YOUR TASK
Up to and including the line with "50, 55, 60];", write out the listing from its first line, minus the pictures.

DATASET CONTENT

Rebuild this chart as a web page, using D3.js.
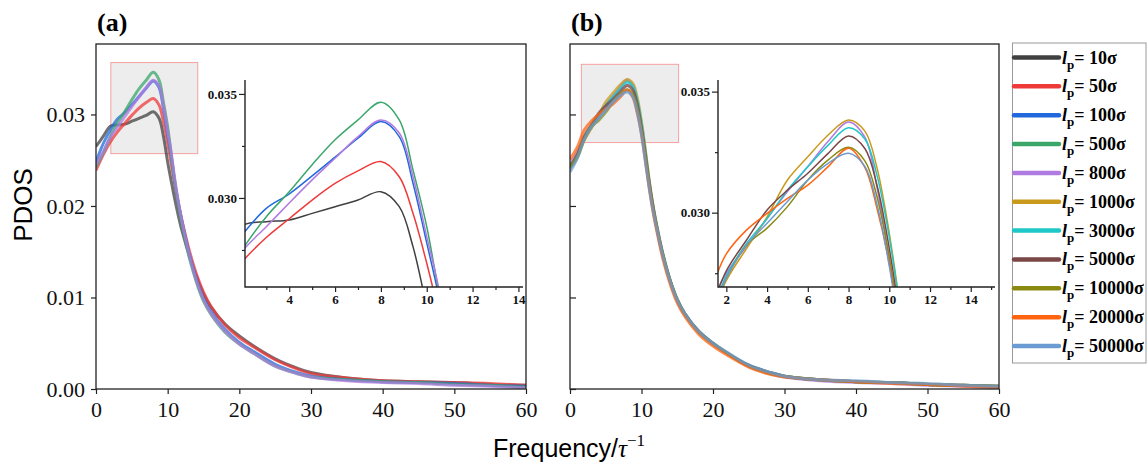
<!DOCTYPE html>
<html>
<head>
<meta charset="utf-8">
<script src="https://cdn.jsdelivr.net/npm/d3@7"></script>
<style>
  body { margin: 0; background: #fff; }
  svg { display: block; }
</style>
</head>
<body>
<div id="chart"></div>
<script>
// frequency grid (tau^-1)
const freq = [0, 1, 2, 3, 4, 5, 6, 7, 8, 8.8, 9.4, 10, 10.5, 11, 11.5, 12, 13, 14, 15, 16, 18, 20, 22, 25, 28, 30, 35, 40, 45, 50, 55, 60];

// PDOS for each persistence length
const lp10 = [0.0265, 0.0276, 0.0287, 0.02886, 0.02894, 0.02926, 0.02958, 0.0299, 0.0303, 0.02958, 0.02766, 0.0248, 0.0227, 0.0207, 0.0189, 0.0173, 0.0146, 0.0123, 0.0104, 0.0090, 0.0071, 0.0058, 0.0047, 0.0033, 0.0023, 0.0018, 0.0012, 0.0009, 0.0008, 0.0007, 0.0005, 0.0004];
const lp50 = [0.0239, 0.0256, 0.0270, 0.0281, 0.0290, 0.0299, 0.0307, 0.0313, 0.03175, 0.03102, 0.02926, 0.02686, 0.0246, 0.0223, 0.0202, 0.0184, 0.0152, 0.0126, 0.0106, 0.0091, 0.0070, 0.0056, 0.0046, 0.0032, 0.0022, 0.0017, 0.0012, 0.0009, 0.0008, 0.0007, 0.0006, 0.0004];
const lp100 = [0.0248, 0.0268, 0.0283, 0.0295, 0.03019, 0.03106, 0.03196, 0.03287, 0.03367, 0.03295, 0.03071, 0.02784, 0.0254, 0.0226, 0.0203, 0.0183, 0.0148, 0.0120, 0.0099, 0.0085, 0.0065, 0.0051, 0.0041, 0.0027, 0.0018, 0.0014, 0.0010, 0.0008, 0.0007, 0.0006, 0.0004, 0.0003];
const lp500 = [0.0243, 0.0258, 0.0276, 0.0291, 0.0303, 0.0316, 0.0328, 0.03375, 0.0346, 0.03375, 0.03135, 0.02862, 0.0256, 0.0226, 0.0201, 0.0180, 0.0144, 0.0117, 0.0096, 0.0082, 0.0062, 0.0049, 0.0039, 0.0025, 0.0017, 0.0013, 0.0010, 0.0008, 0.0007, 0.0005, 0.0004, 0.0002];
const lp800 = [0.0245, 0.0259, 0.0275, 0.02862, 0.02976, 0.03087, 0.03191, 0.03295, 0.03375, 0.03312, 0.03102, 0.02814, 0.0258, 0.0229, 0.0204, 0.0183, 0.0147, 0.0119, 0.0098, 0.0083, 0.0063, 0.0049, 0.0039, 0.0025, 0.0017, 0.0013, 0.0009, 0.0007, 0.0006, 0.0004, 0.0003, 0.0001];
const lp1000 = [0.0241, 0.0252, 0.0272, 0.02853, 0.02983, 0.03135, 0.03231, 0.03321, 0.03383, 0.03337, 0.03184, 0.02915, 0.0263, 0.0233, 0.0206, 0.0184, 0.0147, 0.0119, 0.0098, 0.0083, 0.0063, 0.0050, 0.0039, 0.0025, 0.0017, 0.0014, 0.0010, 0.0008, 0.0007, 0.0005, 0.0004, 0.0003];
const lp3000 = [0.0242, 0.0254, 0.0274, 0.02874, 0.02976, 0.03093, 0.0319, 0.03279, 0.03351, 0.03304, 0.03153, 0.02899, 0.0262, 0.0231, 0.0205, 0.0183, 0.0147, 0.0119, 0.0098, 0.0083, 0.0063, 0.0050, 0.0039, 0.0026, 0.0018, 0.0014, 0.0010, 0.0008, 0.0007, 0.0005, 0.0004, 0.0003];
const lp5000 = [0.0243, 0.0256, 0.0276, 0.02888, 0.03011, 0.03093, 0.03163, 0.03245, 0.03317, 0.03265, 0.03112, 0.02852, 0.0258, 0.0229, 0.0204, 0.0182, 0.0146, 0.0118, 0.0097, 0.0083, 0.0063, 0.0050, 0.0039, 0.0026, 0.0018, 0.0014, 0.0010, 0.0008, 0.0007, 0.0005, 0.0004, 0.0003];
const lp10000 = [0.0242, 0.0254, 0.0273, 0.02867, 0.02936, 0.03025, 0.03135, 0.03218, 0.0327, 0.03214, 0.03065, 0.02814, 0.0255, 0.0227, 0.0202, 0.0181, 0.0145, 0.0118, 0.0097, 0.0082, 0.0062, 0.0049, 0.0039, 0.0025, 0.0017, 0.0014, 0.0010, 0.0008, 0.0007, 0.0005, 0.0004, 0.0003];
const lp20000 = [0.0251, 0.0264, 0.0283, 0.02929, 0.02997, 0.03059, 0.03114, 0.0319, 0.03266, 0.03187, 0.03016, 0.0279, 0.0252, 0.0224, 0.0199, 0.0178, 0.0142, 0.0115, 0.0094, 0.0080, 0.0060, 0.0047, 0.0037, 0.0024, 0.0016, 0.0013, 0.0010, 0.0008, 0.0006, 0.0005, 0.0003, 0.0002];
const lp50000 = [0.0237, 0.0252, 0.0273, 0.02867, 0.02956, 0.03046, 0.03135, 0.03204, 0.03245, 0.03191, 0.03033, 0.02779, 0.0251, 0.0224, 0.0200, 0.0180, 0.0145, 0.0118, 0.0097, 0.0083, 0.0063, 0.0050, 0.0040, 0.0026, 0.0018, 0.0014, 0.0010, 0.0009, 0.0007, 0.0006, 0.0004, 0.0003];

const lpLabels = ['10', '50', '100', '500', '800', '1000', '3000', '5000', '10000', '20000', '50000'];
const lpValues = [lp10, lp50, lp100, lp500, lp800, lp1000, lp3000, lp5000, lp10000, lp20000, lp50000];
const panelASeries = ['10', '50', '100', '500', '800'];
const panelBSeries = ['800', '1000', '3000', '5000', '10000', '20000', '50000'];

const mainXTicks = [0, 10, 20, 30, 40, 50, 60];
const mainYTicks = [0, 0.01, 0.02, 0.03];
const insetYTicks = [0.030, 0.035];
const insetYMinor = [0.0275, 0.0325];

const colors = ['#404040', '#ef3a3a', '#2068dc', '#3aa66a', '#b07be0', '#c99a1c', '#1fc8c8', '#7a4646', '#8a8a10', '#ff6410', '#6a9bd2'];

const W = 1148, H = 465;
const serif = '"Liberation Serif", "Times New Roman", serif';
const sans = '"Liberation Sans", Arial, sans-serif';
const axisColor = '#222';

const svg = d3.select('#chart').append('svg')
    .attr('width', W)
    .attr('height', H);
const defs = svg.append('defs');

const seriesByLabel = {};
lpLabels.forEach((l, i) => {
    seriesByLabel[l] = { label: l, color: colors[i], points: d3.zip(freq, lpValues[i]) };
});

function styleAxis(g, fontSize, bold) {
    g.select('.domain').remove();
    g.selectAll('.tick line').attr('stroke', axisColor).attr('stroke-width', 1.2);
    g.selectAll('.tick text')
        .attr('fill', '#111')
        .style('font-family', serif)
        .style('font-size', fontSize + 'px')
        .style('font-weight', bold ? 'bold' : 'normal');
}

function drawPanel(cfg) {
    const x = d3.scaleLinear().domain([0, 60]).range([cfg.left, cfg.right]);
    const y = d3.scaleLinear().domain([0, 0.0377]).range([389, 44]);
    const ix = d3.scaleLinear().domain(cfg.insetX).range([cfg.insetLeft, cfg.insetRight]);
    const iy = d3.scaleLinear().domain(cfg.insetY).range([287, 80]);
    const series = cfg.series.map(l => seriesByLabel[l]);

    // zoom window in main plot
    svg.append('rect')
        .attr('x', x(cfg.insetX[0]))
        .attr('y', y(cfg.insetY[1]))
        .attr('width', x(cfg.insetX[1]) - x(cfg.insetX[0]))
        .attr('height', y(cfg.insetY[0]) - y(cfg.insetY[1]))
        .attr('fill', '#ededed')
        .attr('stroke', '#f5a0a0')
        .attr('stroke-width', 1);

    // main curves
    const clipMain = cfg.id + '-main';
    defs.append('clipPath').attr('id', clipMain)
        .append('rect')
        .attr('x', cfg.left).attr('y', 44)
        .attr('width', cfg.right - cfg.left).attr('height', 345);

    const line = d3.line()
        .x(d => x(d[0]))
        .y(d => y(d[1]))
        .curve(d3.curveCatmullRom.alpha(0.5));

    svg.append('g').attr('clip-path', `url(#${clipMain})`)
        .selectAll('path')
        .data(series)
        .enter()
        .append('path')
        .attr('d', d => line(d.points))
        .attr('fill', 'none')
        .attr('stroke', d => d.color)
        .attr('stroke-width', 3)
        .attr('stroke-opacity', 0.75);

    // frame
    svg.append('rect')
        .attr('x', cfg.left).attr('y', 44)
        .attr('width', cfg.right - cfg.left).attr('height', 345)
        .attr('fill', 'none')
        .attr('stroke', axisColor)
        .attr('stroke-width', 1.3);

    const gx = svg.append('g')
        .attr('transform', 'translate(0,389)')
        .call(d3.axisBottom(x).tickValues(mainXTicks).tickSize(5).tickPadding(7).tickFormat(d3.format('d')));
    styleAxis(gx, 22, false);

    const yAxis = d3.axisLeft(y).tickValues(mainYTicks);
    if (cfg.yLabels) {
        yAxis.tickSize(5).tickPadding(6).tickFormat(d3.format('.2f'));
    } else {
        yAxis.tickSize(-6).tickFormat('');
    }
    const gy = svg.append('g')
        .attr('transform', `translate(${cfg.left},0)`)
        .call(yAxis);
    styleAxis(gy, 22, false);

    // panel tag
    svg.append('text')
        .attr('x', cfg.left + 1)
        .attr('y', 31)
        .style('font-family', serif)
        .style('font-weight', 'bold')
        .style('font-size', '26px')
        .text(cfg.tag);

    // inset
    const clipInset = cfg.id + '-inset';
    defs.append('clipPath').attr('id', clipInset)
        .append('rect')
        .attr('x', cfg.insetLeft).attr('y', 80)
        .attr('width', cfg.insetRight - cfg.insetLeft).attr('height', 207);

    const iline = d3.line()
        .x(d => ix(d[0]))
        .y(d => iy(d[1]))
        .curve(d3.curveCatmullRom.alpha(0.5));

    svg.append('g').attr('clip-path', `url(#${clipInset})`)
        .selectAll('path')
        .data(series)
        .enter()
        .append('path')
        .attr('d', d => iline(d.points))
        .attr('fill', 'none')
        .attr('stroke', d => d.color)
        .attr('stroke-width', 1.5);

    // inset axis lines
    svg.append('path')
        .attr('d', `M${cfg.insetLeft},80V287H${cfg.insetRight}`)
        .attr('fill', 'none')
        .attr('stroke', axisColor)
        .attr('stroke-width', 1.4);

    const ixMajor = d3.range(Math.ceil(cfg.insetX[0] / 2) * 2, cfg.insetX[1], 2);
    const ixMinor = d3.range(Math.ceil((cfg.insetX[0] - 1) / 2) * 2 + 1, cfg.insetX[1], 2);

    const gix = svg.append('g').attr('transform', 'translate(0,287)')
        .call(d3.axisBottom(ix).tickValues(ixMajor).tickSize(5).tickPadding(3).tickFormat(d3.format('d')));
    styleAxis(gix, 13, true);
    const gixm = svg.append('g').attr('transform', 'translate(0,287)')
        .call(d3.axisBottom(ix).tickValues(ixMinor).tickSize(3).tickFormat(''));
    styleAxis(gixm, 13, true);

    const giy = svg.append('g').attr('transform', `translate(${cfg.insetLeft},0)`)
        .call(d3.axisLeft(iy).tickValues(insetYTicks).tickSize(6).tickPadding(2).tickFormat(d3.format('.3f')));
    styleAxis(giy, 13, true);
    const giym = svg.append('g').attr('transform', `translate(${cfg.insetLeft},0)`)
        .call(d3.axisLeft(iy).tickValues(insetYMinor.filter(v => v > cfg.insetY[0])).tickSize(3).tickFormat(''));
    styleAxis(giym, 13, true);
}

drawPanel({
    id: 'pa', tag: '(a)', left: 96, right: 526, yLabels: true,
    series: panelASeries,
    insetX: [2.07, 14.2], insetY: [0.02572, 0.03567],
    insetLeft: 245, insetRight: 523
});

drawPanel({
    id: 'pb', tag: '(b)', left: 570, right: 999, yLabels: false,
    series: panelBSeries,
    insetX: [1.59, 15.19], insetY: [0.02693, 0.03548],
    insetLeft: 718, insetRight: 995
});

// axis titles
svg.append('text')
    .attr('transform', 'translate(32,205) rotate(-90)')
    .attr('text-anchor', 'middle')
    .style('font-family', sans)
    .style('font-size', '26px')
    .text('PDOS');

const xt = svg.append('text')
    .attr('x', 493)
    .attr('y', 457)
    .style('font-family', sans)
    .style('font-size', '25px');
xt.append('tspan').text('Frequency/');
xt.append('tspan').style('font-family', serif).style('font-style', 'italic').text('τ');
xt.append('tspan').attr('dy', -11).style('font-size', '17px').style('font-family', serif).text('−1');

// legend
const legend = svg.append('g');
legend.append('rect')
    .attr('x', 1012.5).attr('y', 43)
    .attr('width', 133.5).attr('height', 320)
    .attr('fill', '#fff')
    .attr('stroke', '#999')
    .attr('stroke-width', 1);

const rowY = d3.scalePoint().domain(lpLabels).range([57.5, 346]);

const rows = legend.selectAll('.row')
    .data(lpLabels.map(l => seriesByLabel[l]))
    .enter()
    .append('g')
    .attr('class', 'row')
    .attr('transform', d => `translate(0,${rowY(d.label)})`);

rows.append('line')
    .attr('x1', 1014).attr('x2', 1059)
    .attr('stroke', d => d.color)
    .attr('stroke-width', 4.5)
    .attr('stroke-linecap', 'round');

const lt = rows.append('text')
    .attr('x', 1062)
    .attr('y', 6)
    .style('font-family', serif)
    .style('font-weight', 'bold')
    .style('font-size', '18px');
lt.append('tspan').style('font-style', 'italic').text('l');
lt.append('tspan').attr('dy', 5).style('font-size', '13px').text('p');
lt.append('tspan').attr('dy', -5).text(d => `= ${d.label}σ`);
</script>
</body>
</html>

RESPONSE TO THE EXERCISE
Rebuild this chart as a web page, using D3.js.
<!DOCTYPE html>
<html>
<head>
<meta charset="utf-8">
<script src="https://cdn.jsdelivr.net/npm/d3@7"></script>
<style>
  body { margin: 0; background: #fff; }
  svg { display: block; }
</style>
</head>
<body>
<div id="chart"></div>
<script>
// frequency grid (tau^-1)
const freq = [0, 1, 2, 3, 4, 5, 6, 7, 8, 8.8, 9.4, 10, 10.5, 11, 11.5, 12, 13, 14, 15, 16, 18, 20, 22, 25, 28, 30, 35, 40, 45, 50, 55, 60];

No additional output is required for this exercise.